[Items from a data source]
-- -- --

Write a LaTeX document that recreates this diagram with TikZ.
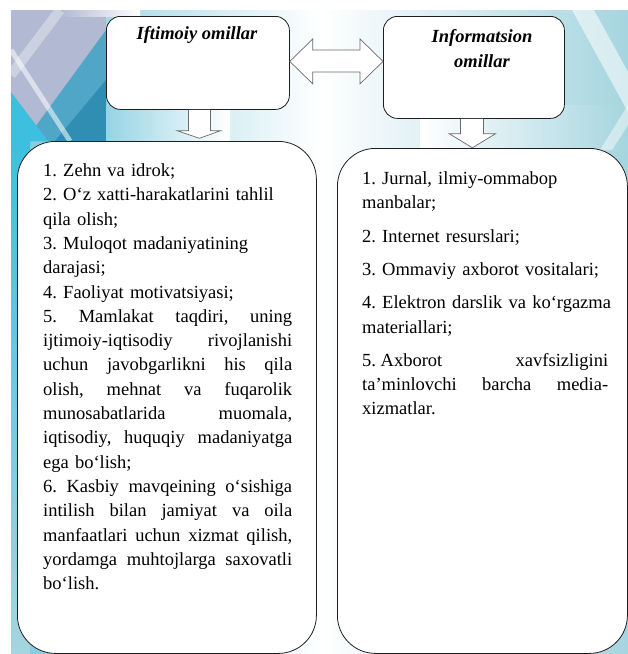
\documentclass[tikz,border=0pt]{standalone}
\usepackage{fontspec}
\setmainfont{Liberation Serif}
\usetikzlibrary{calc}
\definecolor{lav}{HTML}{B2B9D2}
\definecolor{cyanb}{HTML}{3DBFDF}
\definecolor{tealm}{HTML}{4FA6C6}
\definecolor{tealdk}{HTML}{2F8EB1}
\definecolor{teall}{HTML}{A6D5DF}
\definecolor{lcy}{HTML}{7CC9DD}
\definecolor{edgec}{HTML}{1E1E1E}
\definecolor{arrc}{HTML}{6A6A6A}
\tikzset{
  topbox/.style={draw=edgec, line width=0.8pt, fill=white, rounded corners=14pt, anchor=north west, inner sep=0pt},
  bigbox/.style={draw=edgec, line width=0.8pt, fill=white, rounded corners=38pt, anchor=north west, inner sep=0pt},
  titletext/.style={font=\fontsize{18.5}{25}\selectfont\bfseries\itshape, align=center, inner sep=0pt},
  bodytext/.style={font=\fontsize{18.5}{24.3}\selectfont\frenchspacing, align=left, inner sep=0pt},
  blockarrow/.style={draw=arrc, line width=0.7pt, fill=white, line join=miter},
}
\newcommand\jstline[2]{\leavevmode\hbox to #1{\spaceskip=0.25em plus 1fil minus 0.08em\xspaceskip=\spaceskip #2}}
\begin{document}
\begin{tikzpicture}[x=1pt,y=-1pt]
\useasboundingbox (0,0) rectangle (628,654);
% ---------- background ----------
\fill[left color=lcy, right color=teall, middle color=white] (11,10) rectangle (628,654);
\fill[lav] (11,10) rectangle (106,141);
\fill[left color=lav, right color=white] (60,10) rectangle (140,16);
\fill[tealm] (106,30) -- (106,141) -- (25,141) -- cycle;
\fill[tealdk] (106,80) -- (106,141) -- (55,141) -- cycle;
\fill[cyanb] (11,92) -- (11,141) -- (48,141) -- cycle;
\draw[white, opacity=0.55, line width=5pt] (11,50) -- (70,141);
\draw[white, opacity=0.35, line width=10pt] (60,10) -- (11,75);
\fill[left color=lcy!80!white, right color=white] (106,105) rectangle (230,141);
\fill[top color=cyanb, bottom color=teall] (11,141) rectangle (30,654);
\fill[left color=white, right color=teall] (420,105) rectangle (628,150);
\fill[white, opacity=0.55] (572,10) -- (594,10) -- (628,72) -- (628,112) -- cycle;
\fill[white, opacity=0.45] (600,150) -- (628,105) -- (628,125) -- (612,150) -- cycle;
% ---------- boxes ----------
\node[topbox, minimum width=183pt, minimum height=93pt] (tl) at (106,16) {};
\node[topbox, minimum width=181pt, minimum height=102pt] (tr) at (383,16) {};
\node[bigbox, minimum width=299pt, minimum height=512pt] (bl) at (17,141) {};
\node[bigbox, minimum width=290pt, minimum height=505pt] (br) at (337,148) {};
% ---------- titles ----------
\node[titletext, anchor=base] (tlt) at (197,39) {Iftimoiy omillar};
\node[titletext, anchor=base] (trt) at (482,67) {Informatsion\\omillar};
% ---------- arrows ----------
\coordinate (dl) at ($(tl.east)+(0,-1.5)$);
\coordinate (dr) at (tr.west |- dl);
\draw[blockarrow] (dl) -- ($(dl)+(23,-22.5)$) -- ($(dl)+(23,-11.5)$)
  -- ($(dr)+(-23,-11.5)$) -- ($(dr)+(-23,-22.5)$) -- (dr)
  -- ($(dr)+(-23,22.5)$) -- ($(dr)+(-23,10.5)$)
  -- ($(dl)+(23,10.5)$) -- ($(dl)+(23,22.5)$) -- cycle;
\draw[blockarrow] ($(tl.south)+(-9.5,0)$) -- ($(tl.south)+(-9.5,21)$) -- ($(tl.south)+(-20.5,21)$)
  -- ($(tl.south)+(1.5,28.5)$) -- ($(tl.south)+(22.5,21)$) -- ($(tl.south)+(12.5,21)$)
  -- ($(tl.south)+(12.5,0)$);
\draw[blockarrow] ($(tr.south)+(-13.5,0)$) -- ($(tr.south)+(-13.5,15)$) -- ($(tr.south)+(-24.5,15)$)
  -- ($(tr.south)+(-1.5,29)$) -- ($(tr.south)+(21.5,15)$) -- ($(tr.south)+(9.5,15)$)
  -- ($(tr.south)+(9.5,0)$);
% ---------- body texts ----------
\node[bodytext, text width=275pt, anchor=base west] (blt) at (43,176.5) {%
1. Zehn va idrok;\\
2. O‘z xatti-harakatlarini tahlil\\
qila olish;\\
3. Muloqot madaniyatining\\
darajasi;\\
4. Faoliyat motivatsiyasi;\\
\jstline{249pt}{5. Mamlakat taqdiri, uning}\\
\jstline{249pt}{ijtimoiy-iqtisodiy rivojlanishi}\\
\jstline{249pt}{uchun javobgarlikni his qila}\\
\jstline{249pt}{olish, mehnat va fuqarolik}\\
\jstline{249pt}{munosabatlarida muomala,}\\
\jstline{249pt}{iqtisodiy, huquqiy madaniyatga}\\
ega bo‘lish;\\
\jstline{249pt}{6. Kasbiy mavqeining o‘sishiga}\\
\jstline{249pt}{intilish bilan jamiyat va oila}\\
\jstline{249pt}{manfaatlari uchun xizmat qilish,}\\
\jstline{249pt}{yordamga muhtojlarga saxovatli}\\
bo‘lish.};
\node[bodytext, text width=262pt, anchor=base west] (brt) at (362,184.5) {%
1. Jurnal, ilmiy-ommabop\\
manbalar;\\[9pt]
2. Internet resurslari;\\[9pt]
3. Ommaviy axborot vositalari;\\[9pt]
4. Elektron darslik va ko‘rgazma\\
materiallari;\\[9pt]
\jstline{246pt}{5.\hspace{0.25em}Axborot xavfsizligini}\\
\jstline{246pt}{ta’minlovchi barcha media-}\\
xizmatlar.};
\end{tikzpicture}
\end{document}
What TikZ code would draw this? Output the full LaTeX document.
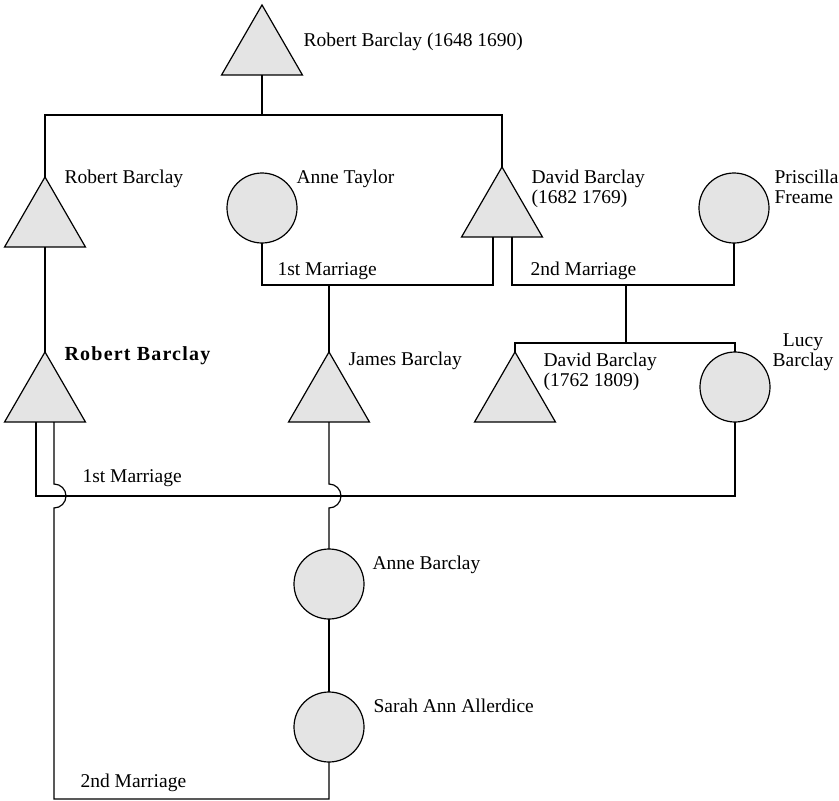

-- -- --

### GOAL
Without the pictures, output the full listing exactly as it stands.

### SOLUTION
Write a LaTeX document that recreates this diagram with TikZ.
\documentclass[tikz,border=0pt]{standalone}
\usepackage{fontspec}
\setmainfont{Liberation Serif}
\usetikzlibrary{calc}
\definecolor{lav}{HTML}{B2B9D2}
\definecolor{cyanb}{HTML}{3DBFDF}
\definecolor{tealm}{HTML}{4FA6C6}
\definecolor{tealdk}{HTML}{2F8EB1}
\definecolor{teall}{HTML}{A6D5DF}
\definecolor{lcy}{HTML}{7CC9DD}
\definecolor{edgec}{HTML}{1E1E1E}
\definecolor{arrc}{HTML}{6A6A6A}
\tikzset{
  topbox/.style={draw=edgec, line width=0.8pt, fill=white, rounded corners=14pt, anchor=north west, inner sep=0pt},
  bigbox/.style={draw=edgec, line width=0.8pt, fill=white, rounded corners=38pt, anchor=north west, inner sep=0pt},
  titletext/.style={font=\fontsize{18.5}{25}\selectfont\bfseries\itshape, align=center, inner sep=0pt},
  bodytext/.style={font=\fontsize{18.5}{24.3}\selectfont\frenchspacing, align=left, inner sep=0pt},
  blockarrow/.style={draw=arrc, line width=0.7pt, fill=white, line join=miter},
}
\newcommand\jstline[2]{\leavevmode\hbox to #1{\spaceskip=0.25em plus 1fil minus 0.08em\xspaceskip=\spaceskip #2}}
\begin{document}
\begin{tikzpicture}[x=1pt,y=-1pt]
\useasboundingbox (0,0) rectangle (628,654);
% ---------- background ----------
\fill[left color=lcy, right color=teall, middle color=white] (11,10) rectangle (628,654);
\fill[lav] (11,10) rectangle (106,141);
\fill[left color=lav, right color=white] (60,10) rectangle (140,16);
\fill[tealm] (106,30) -- (106,141) -- (25,141) -- cycle;
\fill[tealdk] (106,80) -- (106,141) -- (55,141) -- cycle;
\fill[cyanb] (11,92) -- (11,141) -- (48,141) -- cycle;
\draw[white, opacity=0.55, line width=5pt] (11,50) -- (70,141);
\draw[white, opacity=0.35, line width=10pt] (60,10) -- (11,75);
\fill[left color=lcy!80!white, right color=white] (106,105) rectangle (230,141);
\fill[top color=cyanb, bottom color=teall] (11,141) rectangle (30,654);
\fill[left color=white, right color=teall] (420,105) rectangle (628,150);
\fill[white, opacity=0.55] (572,10) -- (594,10) -- (628,72) -- (628,112) -- cycle;
\fill[white, opacity=0.45] (600,150) -- (628,105) -- (628,125) -- (612,150) -- cycle;
% ---------- boxes ----------
\node[topbox, minimum width=183pt, minimum height=93pt] (tl) at (106,16) {};
\node[topbox, minimum width=181pt, minimum height=102pt] (tr) at (383,16) {};
\node[bigbox, minimum width=299pt, minimum height=512pt] (bl) at (17,141) {};
\node[bigbox, minimum width=290pt, minimum height=505pt] (br) at (337,148) {};
% ---------- titles ----------
\node[titletext, anchor=base] (tlt) at (197,39) {Iftimoiy omillar};
\node[titletext, anchor=base] (trt) at (482,67) {Informatsion\\omillar};
% ---------- arrows ----------
\coordinate (dl) at ($(tl.east)+(0,-1.5)$);
\coordinate (dr) at (tr.west |- dl);
\draw[blockarrow] (dl) -- ($(dl)+(23,-22.5)$) -- ($(dl)+(23,-11.5)$)
  -- ($(dr)+(-23,-11.5)$) -- ($(dr)+(-23,-22.5)$) -- (dr)
  -- ($(dr)+(-23,22.5)$) -- ($(dr)+(-23,10.5)$)
  -- ($(dl)+(23,10.5)$) -- ($(dl)+(23,22.5)$) -- cycle;
\draw[blockarrow] ($(tl.south)+(-9.5,0)$) -- ($(tl.south)+(-9.5,21)$) -- ($(tl.south)+(-20.5,21)$)
  -- ($(tl.south)+(1.5,28.5)$) -- ($(tl.south)+(22.5,21)$) -- ($(tl.south)+(12.5,21)$)
  -- ($(tl.south)+(12.5,0)$);
\draw[blockarrow] ($(tr.south)+(-13.5,0)$) -- ($(tr.south)+(-13.5,15)$) -- ($(tr.south)+(-24.5,15)$)
  -- ($(tr.south)+(-1.5,29)$) -- ($(tr.south)+(21.5,15)$) -- ($(tr.south)+(9.5,15)$)
  -- ($(tr.south)+(9.5,0)$);
% ---------- body texts ----------
\node[bodytext, text width=275pt, anchor=base west] (blt) at (43,176.5) {%
1. Zehn va idrok;\\
2. O‘z xatti-harakatlarini tahlil\\
qila olish;\\
3. Muloqot madaniyatining\\
darajasi;\\
4. Faoliyat motivatsiyasi;\\
\jstline{249pt}{5. Mamlakat taqdiri, uning}\\
\jstline{249pt}{ijtimoiy-iqtisodiy rivojlanishi}\\
\jstline{249pt}{uchun javobgarlikni his qila}\\
\jstline{249pt}{olish, mehnat va fuqarolik}\\
\jstline{249pt}{munosabatlarida muomala,}\\
\jstline{249pt}{iqtisodiy, huquqiy madaniyatga}\\
ega bo‘lish;\\
\jstline{249pt}{6. Kasbiy mavqeining o‘sishiga}\\
\jstline{249pt}{intilish bilan jamiyat va oila}\\
\jstline{249pt}{manfaatlari uchun xizmat qilish,}\\
\jstline{249pt}{yordamga muhtojlarga saxovatli}\\
bo‘lish.};
\node[bodytext, text width=262pt, anchor=base west] (brt) at (362,184.5) {%
1. Jurnal, ilmiy-ommabop\\
manbalar;\\[9pt]
2. Internet resurslari;\\[9pt]
3. Ommaviy axborot vositalari;\\[9pt]
4. Elektron darslik va ko‘rgazma\\
materiallari;\\[9pt]
\jstline{246pt}{5.\hspace{0.25em}Axborot xavfsizligini}\\
\jstline{246pt}{ta’minlovchi barcha media-}\\
xizmatlar.};
\end{tikzpicture}
\end{document}
What TikZ code would draw this? Output the full LaTeX document.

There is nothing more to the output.